Veneman and UNICEF officials would not give details about how the fund would work, except to say payments would be made to workers through the trust, not the government.

Veneman, who met President Robert Mugabe on Friday, is the first head of a U.N. agency to visit Zimbabwe in three years.

She said a cholera outbreak that has killed more than 2,000 people was worsening.

"It is still not under control. It's still expanding in some communities. There's an issue of water and sanitation systems, which are old. There's an urgent need to make sure people have access to clean and safe water," Veneman said.

U.N. figures show that 2,225 people have died from the cholera epidemic out of 42,675 cases. The outbreak has piled pressure on politicians to bury their differences and try to ease the suffering of millions.

"The cholera outbreak is the tip of the iceberg.
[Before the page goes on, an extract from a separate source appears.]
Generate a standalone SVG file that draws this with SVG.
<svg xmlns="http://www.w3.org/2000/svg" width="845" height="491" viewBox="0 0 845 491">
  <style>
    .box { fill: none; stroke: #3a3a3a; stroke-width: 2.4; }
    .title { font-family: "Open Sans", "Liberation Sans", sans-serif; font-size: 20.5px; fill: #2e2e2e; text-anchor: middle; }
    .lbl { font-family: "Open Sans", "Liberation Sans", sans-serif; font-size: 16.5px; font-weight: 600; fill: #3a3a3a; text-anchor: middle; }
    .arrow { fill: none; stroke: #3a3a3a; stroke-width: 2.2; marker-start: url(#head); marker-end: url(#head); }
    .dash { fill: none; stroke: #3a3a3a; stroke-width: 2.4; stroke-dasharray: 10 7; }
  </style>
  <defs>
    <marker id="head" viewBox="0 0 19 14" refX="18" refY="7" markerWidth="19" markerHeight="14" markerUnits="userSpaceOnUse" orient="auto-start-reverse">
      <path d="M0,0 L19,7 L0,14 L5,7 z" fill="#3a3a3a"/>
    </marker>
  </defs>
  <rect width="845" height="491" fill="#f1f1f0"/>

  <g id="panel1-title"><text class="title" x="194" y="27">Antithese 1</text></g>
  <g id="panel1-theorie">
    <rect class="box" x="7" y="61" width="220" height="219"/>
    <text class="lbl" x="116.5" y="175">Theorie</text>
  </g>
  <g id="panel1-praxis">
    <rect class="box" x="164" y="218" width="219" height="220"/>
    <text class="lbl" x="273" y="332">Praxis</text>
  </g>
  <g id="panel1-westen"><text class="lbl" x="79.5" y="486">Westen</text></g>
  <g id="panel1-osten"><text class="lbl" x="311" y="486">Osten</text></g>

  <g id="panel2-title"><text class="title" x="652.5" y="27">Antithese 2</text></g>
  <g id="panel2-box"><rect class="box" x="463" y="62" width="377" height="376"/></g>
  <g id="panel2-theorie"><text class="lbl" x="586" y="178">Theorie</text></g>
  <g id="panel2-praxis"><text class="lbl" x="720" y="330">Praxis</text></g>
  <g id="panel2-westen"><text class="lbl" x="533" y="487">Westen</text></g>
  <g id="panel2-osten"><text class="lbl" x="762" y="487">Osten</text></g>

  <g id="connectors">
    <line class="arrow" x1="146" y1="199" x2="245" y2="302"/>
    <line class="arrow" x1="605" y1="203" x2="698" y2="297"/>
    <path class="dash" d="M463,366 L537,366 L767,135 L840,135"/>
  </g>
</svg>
The economy in Zimbabwe is crumbling, with the highest inflation rate in the world above 231 million (percent)," Veneman said.

"Over half the population is receiving food aid, health centres have closed and when the term starts there is no guarantee that there will be enough teachers."

Critics blame the economic meltdown on government mismanagement, including the seizure and redistribution of thousands of white-owned farms.

Mugabe, 84, in power since independence from Britain in 1980, says Western sanctions are the main cause of the economic crisis and worsening humanitarian situation.

Political analysts say the establishment of a unity government between Mugabe's ZANU-PF party and the opposition Movement for Democratic Change (MDC) is the best hope of reversing the economic slide and the humanitarian crisis.

But power-sharing talks are deadlocked over the control of key ministries.